Our seven research themes each have a different focus, but are integrated through mixed-membership research teams and the identification of three theoretical and methodological sets of questions that run through all of the projects.
How can new digital methodologies enhance understandings of existing electronic datasets and the construction of knowledge?
- What can visualisation techniques tell us about the overall shape/distinctive patterns in the data, and what does this reveal about the various processes by which the data were created, and their constraints/limitations?
- What were the epistemological and ontological constructions which directed the format and formed the limits of information formation in the London and colonial criminal justice systems?
- How can we improve current record-linkage processes to maximise both the number of individuals linked across different datasets and the amount of information obtained about each individual? What is the minimum amount of contextual information needed in order to conduct successful large-scale record linkage of data pertaining to specific individuals?
What were the long and short term impacts of incarceration or convict transportation on the lives of offenders, and their families, and offspring?
- Which forms of punishment/penal regimes were most effective at achieving deterrence and/or reform; and which appeared to extend criminal careers?
- How important were factors experienced beyond the prison gates at supporting reform? Who fared best in making a new life for themselves, and why?
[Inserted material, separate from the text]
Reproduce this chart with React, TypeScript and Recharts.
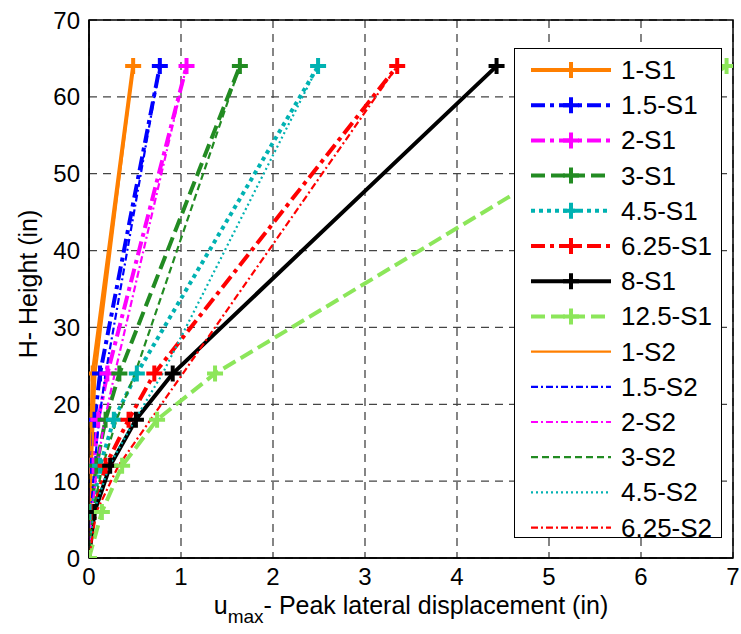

What are the social and spatial geographies of offending and resettlement in London and the colonies?
- How long did the impact of convict transportation on health, employment, and relationship-formation last; did it have an intergenerational legacy?
What are the implications of online digital research on ethics, public history, and ‘impact’?
- How can researchers ethically process such vast amounts of extremely detailed personal data that is so easily and immediately available?
- What are the implications for public ownership of archives in the digital age; and how can the public and private sector work to ensure that knowledge is democratised through digital delivery?
- What is the role of digital resources in constructing public histories of crime?
Examines the overall distribution of the data, adopting a ‘big data’ approach to identify hitherto unrecognised patterns and correlations.
Explores the testimonies of the men and women and children caught up in the criminal justice system of the eighteenth and nineteenth centuries, using techniques and tools from corpus linguistics.
Investigates the long-term impact of life course events such as migration, employment, marriage and parenthood on offending patterns and compares the efficacy of different penal regimes.
Maps the frequency of colonial offending and reoffending across the population as a whole and measures intergenerational social mobility charting contrasting outcomes for the descendants of convict and free migrants.
Tracks nutritional change in London over the course of the late 18th and 19th centuries and relate this to prosecution rates, urban density and the spread of sanitation measures, and explore changes in height and body mass index over time for individuals.
Investigates issues relating to digital dark tourism around sites of pain and punishment, in conjunction with our selected industry partners, with an aim of developing best practice within a rapidly-expanding sector of the British and Australian heritage industry.
Considers the ethical implications of digital sources that bring together massive amounts of personal information about so many individuals.